Contrairement aux idées reçus, la problématique de la négociation des contrats informatiques ne revêt pas un caractère particulier, parce qu'elle est afférente aux nouvelles technologies, dont la maîtrise par les juristes de tous bords semble assurément moins certaine que celle de nos bons vieux contrats régis pleinement par notre législation de 1804. En effet, toute la difficulté de l'élaboration d'un contrat informatique équilibré tient, essentiellement, du fait de ce que l'on a coutume d'appeler : la contamination des contrats par le droit anglo-saxon. Et, cette influence certaine du droit anglo-saxon pose, évidemment, quelques problèmes d'interprétation, lorsque les concepts juridiques rapportés dans nos contrats soumis à la loi française demeurent d'une compréhension ou d'une appréhension évasive par les parties au contrat et, par suite, par le juge. Mais, comment éviter cette contamination, quand l'objet même de ces contrats informatiques est, bien souvent, d'origine anglo-saxonne, et tend à une diffusion mondiale, comme pour les logiciels libres ? C'est à ces questions épineuses que Valérie Sédallian, Avocat au Barreau de Paris et auteur d'un ouvrage, en collaboration avec Jérôme Dupré, consacré au Contrat d'achat informatique : Aspects juridiques et pratiques, et Fabienne Pirotte, Juriste "contrats et nouvelles technologies" à la Société Générale, ont bien voulu répondre, à l'occasion d'un atelier proposé par l'Association pour le développement de l'informatique juridique (ADIJ), le 13 juin dernier.
En préambule aux propos ici rapportés, nous nous excuserons auprès des défenseurs inconditionnels de la langue française et autres bien-respectueux de la loi "Toubon", pour mentionner un certain nombre d'expressions juridiques anglo-saxonnes, utiles intrinsèquement au développement et l'appréhension de ces problématiques.
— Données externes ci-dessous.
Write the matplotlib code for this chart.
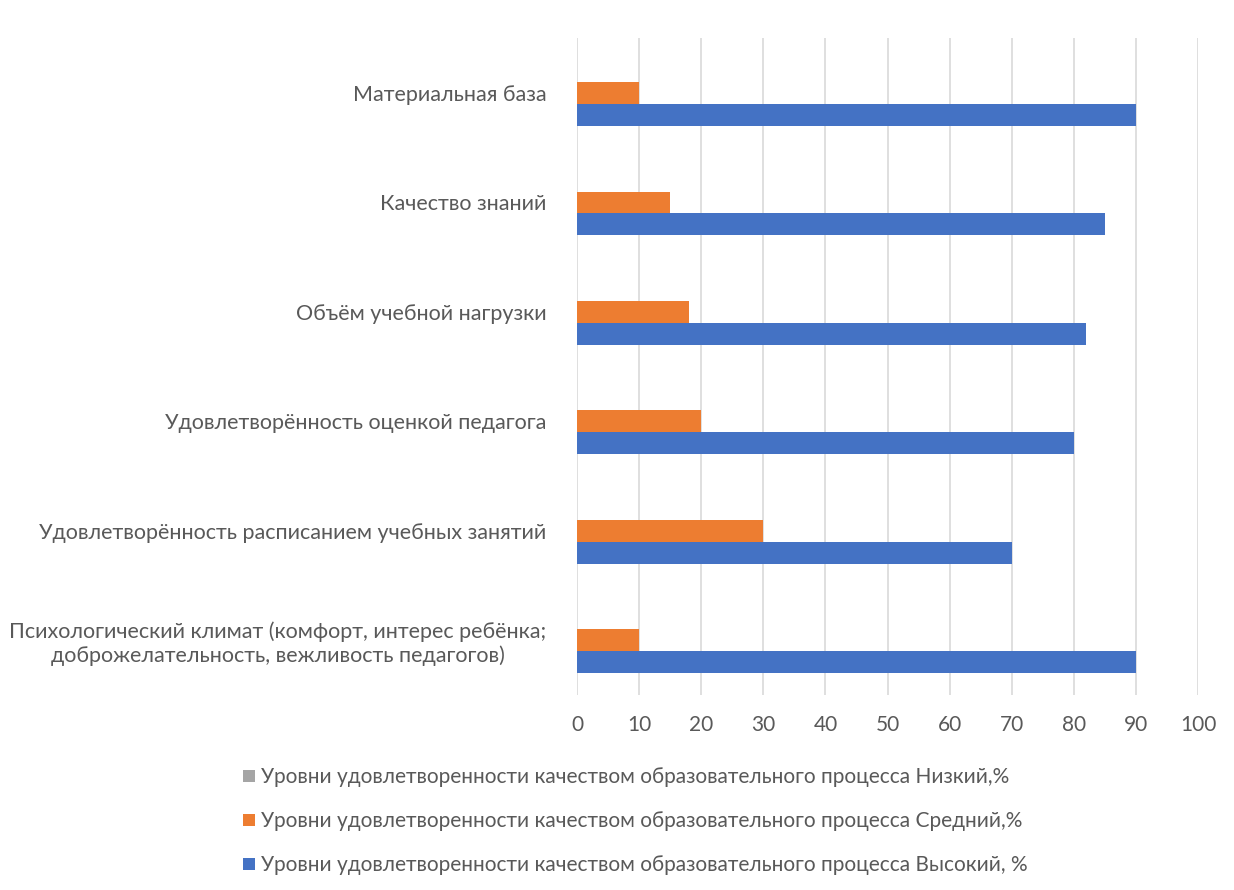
import matplotlib.pyplot as plt
import numpy as np

plt.rcParams['font.family'] = ['Lato', 'DejaVu Sans']

categories = [
    "Психологический климат (комфорт, интерес ребёнка;\nдоброжелательность, вежливость педагогов)",
    "Удовлетворённость расписанием учебных занятий",
    "Удовлетворённость оценкой педагога",
    "Объём учебной нагрузки",
    "Качество знаний",
    "Материальная база",
]
high = [90, 70, 80, 82, 85, 90]
medium = [10, 30, 20, 18, 15, 10]
low = [0, 0, 0, 0, 0, 0]

label_high = "Уровни удовлетворенности качеством образовательного процесса Высокий, %"
label_medium = "Уровни удовлетворенности качеством образовательного процесса Средний,%"
label_low = "Уровни удовлетворенности качеством образовательного процесса Низкий,%"

text_color = "#595959"

fig = plt.figure(figsize=(12.34, 8.9), dpi=100)
ax = fig.add_axes([0.4676, 0.219, 0.971 - 0.4676, 0.957 - 0.219])

y = np.arange(len(categories))
h = 0.2
ax.barh(y - h, high, height=h, color="#4472C4", label=label_high)
ax.barh(y, medium, height=h, color="#ED7D31", label=label_medium)
ax.barh(y + h, low, height=h, color="#A5A5A5", label=label_low)

ax.set_xlim(0, 100)
ax.set_ylim(-0.5, len(categories) - 0.5)
ax.set_xticks(range(0, 101, 10))
ax.set_yticks(y)
ax.set_yticklabels(categories, multialignment="center")
ax.tick_params(axis="y", length=0, pad=22)
ax.tick_params(axis="x", length=0, pad=14)
for t in ax.get_yticklabels():
    t.set_color(text_color)
    t.set_fontsize(15.5)
for t in ax.get_xticklabels():
    t.set_color(text_color)
    t.set_fontsize(15)

ax.grid(axis="x", color="#D9D9D9", linewidth=1.2)
ax.set_axisbelow(True)
for s in ax.spines.values():
    s.set_visible(False)

handles, labels = ax.get_legend_handles_labels()
leg = fig.legend(handles[::-1], labels[::-1], loc="upper left",
                 bbox_to_anchor=(0.182, 0.159), frameon=False,
                 fontsize=15, handlelength=0.55, handleheight=0.55,
                 handletextpad=0.3, labelspacing=1.15)
for t in leg.get_texts():
    t.set_color(text_color)

fig.savefig("out.png", dpi=100)
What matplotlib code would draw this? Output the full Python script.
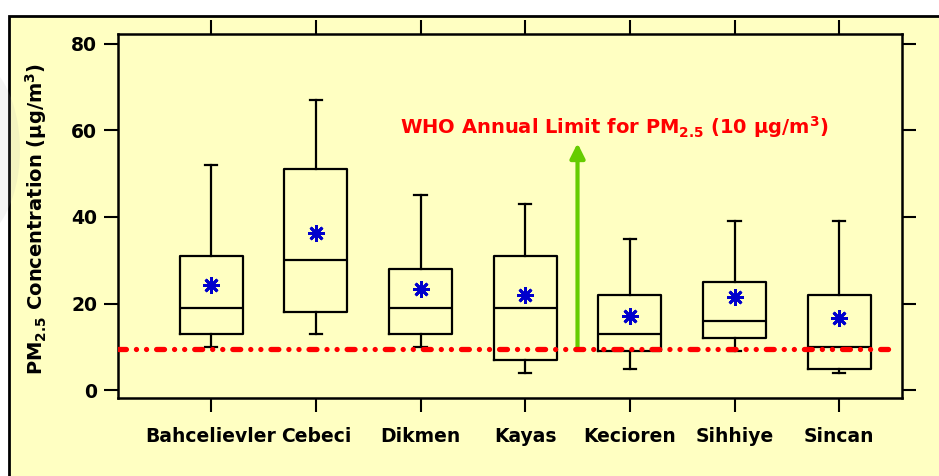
import matplotlib
matplotlib.use('Agg')
import matplotlib.pyplot as plt
from matplotlib.patches import Rectangle, Ellipse

# PM2.5 box statistics per site (ug/m3)
sites = ['Bahcelievler', 'Cebeci', 'Dikmen', 'Kayas', 'Kecioren', 'Sihhiye', 'Sincan']
whislo = [10, 13, 10, 4, 5, 9, 4]
q1 = [13, 18, 13, 7, 9, 12, 5]
med = [19, 30, 19, 19, 13, 16, 10]
q3 = [31, 51, 28, 31, 22, 25, 22]
whishi = [52, 67, 45, 43, 35, 39, 39]
means = [24.3, 36.2, 23.3, 22.0, 17.2, 21.4, 16.7]

who_line_y = 9.6       # drawn position of the WHO limit line
arrow_x = 4.5
arrow_top = 57
yticks = [0, 20, 40, 60, 80]

plt.rcParams['font.family'] = 'DejaVu Sans'
plt.rcParams['font.weight'] = 'bold'
plt.rcParams['mathtext.default'] = 'regular'

W, H = 939, 476
fig = plt.figure(figsize=(W / 100, H / 100), dpi=100)
fig.patch.set_facecolor('white')

# yellow panel behind the axes, faint grey slide decoration on its left edge
fig.patches.append(Rectangle((9 / W, -0.1), 1.2, 1 - 16 / H + 0.1, transform=fig.transFigure,
                             fc='#FFFFC2', ec='black', lw=2, zorder=-2))
fig.patches.append(Ellipse((-35 / W, 1 - 150 / H), 110 / W, 190 / H, transform=fig.transFigure,
                           fc='#aaaaaa', ec='none', alpha=0.12, zorder=-1))

ax = fig.add_axes([118 / W, 1 - 398 / H, (902 - 118) / W, (398 - 34) / H])
ax.patch.set_visible(False)

stats = []
for i, s in enumerate(sites):
    stats.append(dict(label=s, whislo=whislo[i], q1=q1[i], med=med[i], q3=q3[i],
                      whishi=whishi[i], mean=means[i]))
pos = list(range(1, len(sites) + 1))

ax.bxp(stats, positions=pos, widths=0.6, capwidths=0.12, showmeans=True, showfliers=False,
       boxprops=dict(color='black', lw=1.6),
       whiskerprops=dict(color='black', lw=1.6),
       capprops=dict(color='black', lw=1.6),
       medianprops=dict(color='black', lw=1.6),
       meanprops=dict(marker=(8, 2, 0), markeredgecolor='#0000CC', markerfacecolor='#0000CC',
                      markersize=12, markeredgewidth=2.0))

# WHO limit line
ax.axhline(who_line_y, xmin=0, xmax=0.99, color='#FF0000', lw=3.8,
           dashes=(1.5, 1.9, 0.01, 1.9, 0.01, 1.9), dash_capstyle='round', zorder=5)

ax.annotate('', xy=(arrow_x, arrow_top), xytext=(arrow_x, who_line_y),
            arrowprops=dict(arrowstyle='-|>', color='#66CC00', lw=3, mutation_scale=22,
                            shrinkA=0, shrinkB=0))
ax.text(4.85, 59.2, 'WHO Annual Limit for PM$_{2.5}$ (10 µg/m$^3$)', color='#FF0000',
        fontsize=14, fontweight='bold', ha='center', va='baseline')

ax.set_xlim(0.11, 7.6)
ax.set_ylim(-1.8, 82.2)
ax.set_yticks(yticks)
ax.set_xticks(pos)
ax.set_xticklabels(sites)
ax.tick_params(axis='both', direction='out', length=10, width=1.5, top=True, right=True,
               labelsize=13.5)
ax.tick_params(axis='x', pad=11)
ax.tick_params(axis='y', pad=5)
for sp in ax.spines.values():
    sp.set_linewidth(1.8)

fig.text(36 / W, 0.54, 'PM$_{2.5}$ Concentration (µg/m$^3$)', rotation=90,
         ha='center', va='center', fontsize=14, fontweight='bold')

fig.savefig('out.png', dpi=100)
1. L'influence du droit anglo-saxon sur les contrats informatiques français

Tout d'abord, rien n'est moins vrai que de dire que notre droit français, d'inspiration romaine, n'a pas été et n'est pas capable d'appréhender, seul, le droit informatique. En effet, si la pratique juridique a puisé, au cours des années 90, dans le "jargon" juridique anglo-saxon, c'est que les principaux interlocuteurs des entreprises clientes françaises étaient soit directement anglo-saxons, soit des filiales françaises de sociétés américaines ou anglaises. C'est donc bien sur la base d'un rapport de force évident, comme le souligne Fabienne Pirotte, en faveur des entreprises-fournisseurs de solutions informatiques, que l'on a assisté à un développement spectaculaire de clauses d'inspiration hautement anglo-saxonnes dans nos contrats informatiques français. En réalité, jusqu'en 2000, il n'y avait pas de réelle négociation des contrats informatiques sur le plan juridique ; seules les conditions financières étaient discutées. En cas de litige, les parties préféraient un règlement amiable, entre informaticiens chevronnés.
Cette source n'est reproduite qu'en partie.